A painter is depicting a bright red barn reflected in a still lake. How should the reflection be painted relative to the barn itself?
AAs the same bright, saturated red — water acts as a perfect mirror
BMuch lighter than the barn — water brightens and diffuses colors
CAs a cool blue-grey to suggest the water's own color mixing in
DSlightly darker and less saturated — some light penetrates the water rather than reflecting
Reflections are consistently darker than the objects they mirror because some light penetrates the water surface rather than bouncing back. Squinting at any reflective water scene makes this value difference obvious. Painting reflections at the same brightness as the original creates a hyper-real, false quality. The common misconception — that water acts as a perfect mirror — leads painters to paint reflections that are too bright and too saturated.

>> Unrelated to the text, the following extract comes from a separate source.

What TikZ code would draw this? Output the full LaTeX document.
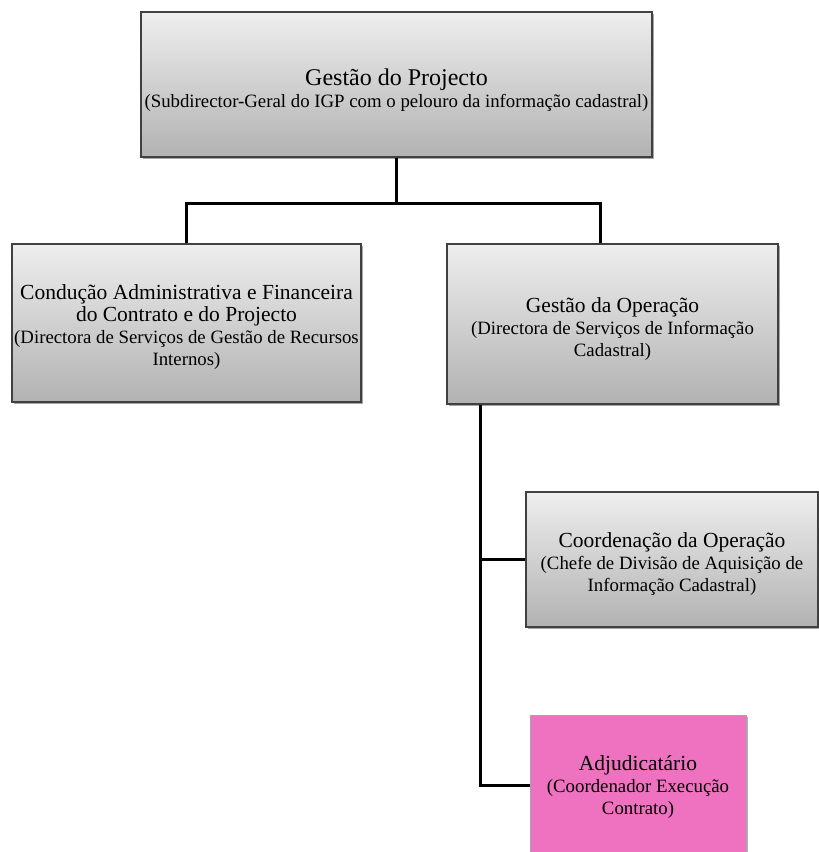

Question 2 Multiple Choice
A painter stands at the edge of a pond. Looking straight down, she can see rocks on the bottom. As she looks toward the far bank, the bottom disappears and the water becomes a mirror. What explains this shift?
AThe water is deeper in the middle, so the bottom is harder to see
BThe Fresnel effect: at steep viewing angles light penetrates the surface; at shallow angles the surface becomes reflective
CRipples at the far edge scatter the light and obscure the bottom
DAtmospheric perspective makes distant water darker and more opaque
The Fresnel effect describes how the reflectivity of a surface depends on the viewing angle. When looking nearly straight down (steep angle), most light passes through the surface and you see the bottom. When looking across at a low angle, nearly all light reflects and the surface becomes a mirror. This transition from transparent foreground to reflective middle-distance is a powerful spatial depth cue in landscape painting — and a physical fact, not an artistic convention.
Question 3 True / False
A reflection in still water always appears darker in value than the object it is reflecting.
TTrue
FFalse
Answer: True
Water absorbs or refracts some incoming light rather than reflecting all of it back. This is a physical fact, not a stylistic preference. The value difference between an object and its reflection is reliably visible when you squint at a scene, which simplifies values by reducing detail. Painters who honor this relationship consistently produce more convincing water. Those who paint reflections at equal brightness produce a glassy, unreal quality.
Question 4 True / False
A water reflection shows the same view of a scene that the artist sees from their vantage point above the waterline — just flipped upside down.
TTrue
FFalse
Answer: False
A reflection shows the scene from a lower vantage point, as if a second observer were looking up from beneath the water surface. This is why a tall tree on the far bank reflects nearly its full height, while a bridge directly overhead shows very little of its deck. The angle of incidence equals the angle of reflection, which means the reflected view is geometrically equivalent to a viewer positioned below and behind the actual viewer. Treating reflections as simple upside-down copies is the most common error in painting water.
Question 5 Short Answer
Why do ripples and waves change how a reflection looks, and what should a painter do rather than trying to copy every ripple exactly?
Think about your answer, then reveal below.
Model answer: Ripples and waves change the angle of the water surface at each point, which changes what is reflected at each point. This breaks the reflection into fragmented, elongated marks — reflected colors remain, but they appear in broken strips rather than smooth fields. A painter should identify the dominant direction and rhythm of the surface disturbance and use repeated directional marks to suggest it, rather than attempting to document every ripple. The goal is to convey the character of the movement, not photographic accuracy.
Simplification is the key skill here. A small breeze stretches reflected shapes into columns of broken color; larger waves shatter reflections into scattered, near-abstract patterns. Attempting to copy every ripple produces a fussy, overworked surface. Understanding the physical principle — that ripples change reflection angles — gives the painter a framework for deciding which marks to make and which to leave out.